_Dataset extract_
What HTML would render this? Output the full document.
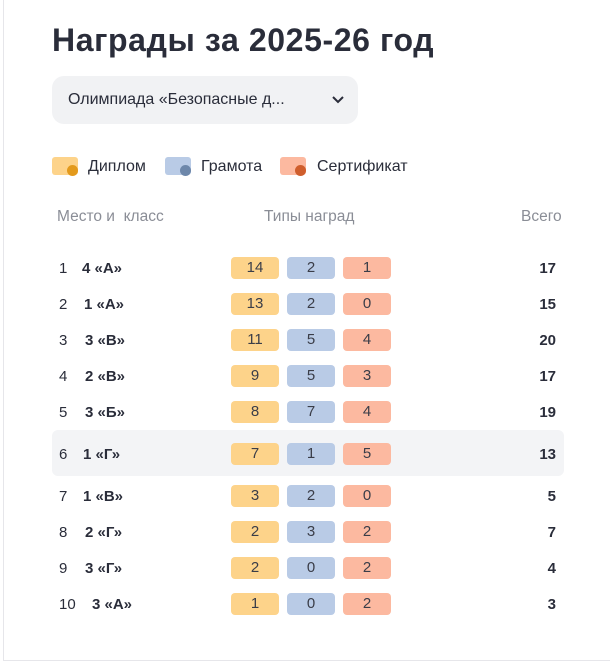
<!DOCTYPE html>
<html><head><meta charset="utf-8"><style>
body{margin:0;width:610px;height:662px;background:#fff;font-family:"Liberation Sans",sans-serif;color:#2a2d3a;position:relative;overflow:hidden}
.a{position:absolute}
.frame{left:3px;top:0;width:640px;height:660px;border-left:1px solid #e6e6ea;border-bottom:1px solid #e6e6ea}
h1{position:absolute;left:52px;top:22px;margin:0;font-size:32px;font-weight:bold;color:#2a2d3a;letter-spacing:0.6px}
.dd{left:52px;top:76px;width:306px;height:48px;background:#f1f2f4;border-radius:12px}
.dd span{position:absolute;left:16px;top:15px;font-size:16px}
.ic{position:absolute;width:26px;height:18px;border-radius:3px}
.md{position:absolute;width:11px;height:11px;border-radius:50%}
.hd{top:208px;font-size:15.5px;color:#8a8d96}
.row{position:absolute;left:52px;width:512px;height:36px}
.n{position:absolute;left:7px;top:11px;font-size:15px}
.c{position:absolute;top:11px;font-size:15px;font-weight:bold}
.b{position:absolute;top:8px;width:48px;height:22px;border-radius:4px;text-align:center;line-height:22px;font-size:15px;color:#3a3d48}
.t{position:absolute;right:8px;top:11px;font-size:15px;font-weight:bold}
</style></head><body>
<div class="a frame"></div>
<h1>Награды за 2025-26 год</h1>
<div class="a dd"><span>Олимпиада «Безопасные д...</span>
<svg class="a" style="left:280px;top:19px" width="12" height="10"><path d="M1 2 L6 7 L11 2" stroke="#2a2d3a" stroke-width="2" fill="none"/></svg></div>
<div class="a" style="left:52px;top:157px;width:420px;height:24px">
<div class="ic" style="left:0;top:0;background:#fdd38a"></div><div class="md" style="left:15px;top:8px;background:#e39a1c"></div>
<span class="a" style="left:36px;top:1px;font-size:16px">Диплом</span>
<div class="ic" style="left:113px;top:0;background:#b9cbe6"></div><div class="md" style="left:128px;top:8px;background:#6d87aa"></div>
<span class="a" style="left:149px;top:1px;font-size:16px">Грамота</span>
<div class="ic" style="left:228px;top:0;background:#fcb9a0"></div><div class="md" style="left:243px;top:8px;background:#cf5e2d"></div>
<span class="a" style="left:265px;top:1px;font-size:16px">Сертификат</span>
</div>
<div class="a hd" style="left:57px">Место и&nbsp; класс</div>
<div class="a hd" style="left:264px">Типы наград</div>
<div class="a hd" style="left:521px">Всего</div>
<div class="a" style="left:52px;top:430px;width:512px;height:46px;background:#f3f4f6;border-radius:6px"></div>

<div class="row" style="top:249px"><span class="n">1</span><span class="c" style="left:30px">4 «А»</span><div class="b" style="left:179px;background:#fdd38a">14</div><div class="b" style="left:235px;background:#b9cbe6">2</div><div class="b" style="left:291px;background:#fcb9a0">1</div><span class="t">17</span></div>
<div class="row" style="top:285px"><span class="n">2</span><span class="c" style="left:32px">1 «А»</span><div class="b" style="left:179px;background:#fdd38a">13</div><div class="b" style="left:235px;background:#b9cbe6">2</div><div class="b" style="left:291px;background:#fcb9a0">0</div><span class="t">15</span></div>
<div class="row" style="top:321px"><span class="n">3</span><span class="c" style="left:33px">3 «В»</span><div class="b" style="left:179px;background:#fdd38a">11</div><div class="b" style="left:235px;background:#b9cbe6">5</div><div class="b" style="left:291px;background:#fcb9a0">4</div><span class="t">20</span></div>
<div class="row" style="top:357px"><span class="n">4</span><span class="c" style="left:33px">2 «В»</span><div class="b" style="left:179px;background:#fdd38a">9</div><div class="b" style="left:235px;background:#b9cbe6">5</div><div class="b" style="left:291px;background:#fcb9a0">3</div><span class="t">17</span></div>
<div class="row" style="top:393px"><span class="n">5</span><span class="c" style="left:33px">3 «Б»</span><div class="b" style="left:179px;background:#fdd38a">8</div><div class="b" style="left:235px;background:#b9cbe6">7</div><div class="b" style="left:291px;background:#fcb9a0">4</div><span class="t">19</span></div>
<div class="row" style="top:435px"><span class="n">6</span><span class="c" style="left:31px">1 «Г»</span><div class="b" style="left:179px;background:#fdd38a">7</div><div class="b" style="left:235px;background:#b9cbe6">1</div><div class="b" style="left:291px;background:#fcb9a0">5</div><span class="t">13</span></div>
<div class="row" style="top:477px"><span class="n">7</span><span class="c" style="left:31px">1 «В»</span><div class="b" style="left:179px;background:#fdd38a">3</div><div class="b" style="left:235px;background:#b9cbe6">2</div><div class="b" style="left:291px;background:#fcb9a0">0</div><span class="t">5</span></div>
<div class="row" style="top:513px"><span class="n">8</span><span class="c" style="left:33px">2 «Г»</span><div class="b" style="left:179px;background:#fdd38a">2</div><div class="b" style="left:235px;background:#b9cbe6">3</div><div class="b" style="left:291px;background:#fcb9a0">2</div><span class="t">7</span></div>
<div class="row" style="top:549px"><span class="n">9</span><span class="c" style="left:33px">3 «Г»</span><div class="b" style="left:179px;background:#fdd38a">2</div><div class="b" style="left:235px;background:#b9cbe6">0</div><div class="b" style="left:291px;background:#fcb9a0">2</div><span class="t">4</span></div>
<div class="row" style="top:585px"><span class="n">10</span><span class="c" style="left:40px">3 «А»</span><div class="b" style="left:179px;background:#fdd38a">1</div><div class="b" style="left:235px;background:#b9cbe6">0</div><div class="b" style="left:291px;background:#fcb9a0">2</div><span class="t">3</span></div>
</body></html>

_What is being asked_
Take the data above and repeat it exactly, leaving each picture out.

_Exercise result_
What HTML would render this? Output the full document.
<!DOCTYPE html>
<html><head><meta charset="utf-8"><style>
body{margin:0;width:610px;height:662px;background:#fff;font-family:"Liberation Sans",sans-serif;color:#2a2d3a;position:relative;overflow:hidden}
.a{position:absolute}
.frame{left:3px;top:0;width:640px;height:660px;border-left:1px solid #e6e6ea;border-bottom:1px solid #e6e6ea}
h1{position:absolute;left:52px;top:22px;margin:0;font-size:32px;font-weight:bold;color:#2a2d3a;letter-spacing:0.6px}
.dd{left:52px;top:76px;width:306px;height:48px;background:#f1f2f4;border-radius:12px}
.dd span{position:absolute;left:16px;top:15px;font-size:16px}
.ic{position:absolute;width:26px;height:18px;border-radius:3px}
.md{position:absolute;width:11px;height:11px;border-radius:50%}
.hd{top:208px;font-size:15.5px;color:#8a8d96}
.row{position:absolute;left:52px;width:512px;height:36px}
.n{position:absolute;left:7px;top:11px;font-size:15px}
.c{position:absolute;top:11px;font-size:15px;font-weight:bold}
.b{position:absolute;top:8px;width:48px;height:22px;border-radius:4px;text-align:center;line-height:22px;font-size:15px;color:#3a3d48}
.t{position:absolute;right:8px;top:11px;font-size:15px;font-weight:bold}
</style></head><body>
<div class="a frame"></div>
<h1>Награды за 2025-26 год</h1>
<div class="a dd"><span>Олимпиада «Безопасные д...</span>
<svg class="a" style="left:280px;top:19px" width="12" height="10"><path d="M1 2 L6 7 L11 2" stroke="#2a2d3a" stroke-width="2" fill="none"/></svg></div>
<div class="a" style="left:52px;top:157px;width:420px;height:24px">
<div class="ic" style="left:0;top:0;background:#fdd38a"></div><div class="md" style="left:15px;top:8px;background:#e39a1c"></div>
<span class="a" style="left:36px;top:1px;font-size:16px">Диплом</span>
<div class="ic" style="left:113px;top:0;background:#b9cbe6"></div><div class="md" style="left:128px;top:8px;background:#6d87aa"></div>
<span class="a" style="left:149px;top:1px;font-size:16px">Грамота</span>
<div class="ic" style="left:228px;top:0;background:#fcb9a0"></div><div class="md" style="left:243px;top:8px;background:#cf5e2d"></div>
<span class="a" style="left:265px;top:1px;font-size:16px">Сертификат</span>
</div>
<div class="a hd" style="left:57px">Место и&nbsp; класс</div>
<div class="a hd" style="left:264px">Типы наград</div>
<div class="a hd" style="left:521px">Всего</div>
<div class="a" style="left:52px;top:430px;width:512px;height:46px;background:#f3f4f6;border-radius:6px"></div>

<div class="row" style="top:249px"><span class="n">1</span><span class="c" style="left:30px">4 «А»</span><div class="b" style="left:179px;background:#fdd38a">14</div><div class="b" style="left:235px;background:#b9cbe6">2</div><div class="b" style="left:291px;background:#fcb9a0">1</div><span class="t">17</span></div>
<div class="row" style="top:285px"><span class="n">2</span><span class="c" style="left:32px">1 «А»</span><div class="b" style="left:179px;background:#fdd38a">13</div><div class="b" style="left:235px;background:#b9cbe6">2</div><div class="b" style="left:291px;background:#fcb9a0">0</div><span class="t">15</span></div>
<div class="row" style="top:321px"><span class="n">3</span><span class="c" style="left:33px">3 «В»</span><div class="b" style="left:179px;background:#fdd38a">11</div><div class="b" style="left:235px;background:#b9cbe6">5</div><div class="b" style="left:291px;background:#fcb9a0">4</div><span class="t">20</span></div>
<div class="row" style="top:357px"><span class="n">4</span><span class="c" style="left:33px">2 «В»</span><div class="b" style="left:179px;background:#fdd38a">9</div><div class="b" style="left:235px;background:#b9cbe6">5</div><div class="b" style="left:291px;background:#fcb9a0">3</div><span class="t">17</span></div>
<div class="row" style="top:393px"><span class="n">5</span><span class="c" style="left:33px">3 «Б»</span><div class="b" style="left:179px;background:#fdd38a">8</div><div class="b" style="left:235px;background:#b9cbe6">7</div><div class="b" style="left:291px;background:#fcb9a0">4</div><span class="t">19</span></div>
<div class="row" style="top:435px"><span class="n">6</span><span class="c" style="left:31px">1 «Г»</span><div class="b" style="left:179px;background:#fdd38a">7</div><div class="b" style="left:235px;background:#b9cbe6">1</div><div class="b" style="left:291px;background:#fcb9a0">5</div><span class="t">13</span></div>
<div class="row" style="top:477px"><span class="n">7</span><span class="c" style="left:31px">1 «В»</span><div class="b" style="left:179px;background:#fdd38a">3</div><div class="b" style="left:235px;background:#b9cbe6">2</div><div class="b" style="left:291px;background:#fcb9a0">0</div><span class="t">5</span></div>
<div class="row" style="top:513px"><span class="n">8</span><span class="c" style="left:33px">2 «Г»</span><div class="b" style="left:179px;background:#fdd38a">2</div><div class="b" style="left:235px;background:#b9cbe6">3</div><div class="b" style="left:291px;background:#fcb9a0">2</div><span class="t">7</span></div>
<div class="row" style="top:549px"><span class="n">9</span><span class="c" style="left:33px">3 «Г»</span><div class="b" style="left:179px;background:#fdd38a">2</div><div class="b" style="left:235px;background:#b9cbe6">0</div><div class="b" style="left:291px;background:#fcb9a0">2</div><span class="t">4</span></div>
<div class="row" style="top:585px"><span class="n">10</span><span class="c" style="left:40px">3 «А»</span><div class="b" style="left:179px;background:#fdd38a">1</div><div class="b" style="left:235px;background:#b9cbe6">0</div><div class="b" style="left:291px;background:#fcb9a0">2</div><span class="t">3</span></div>
</body></html>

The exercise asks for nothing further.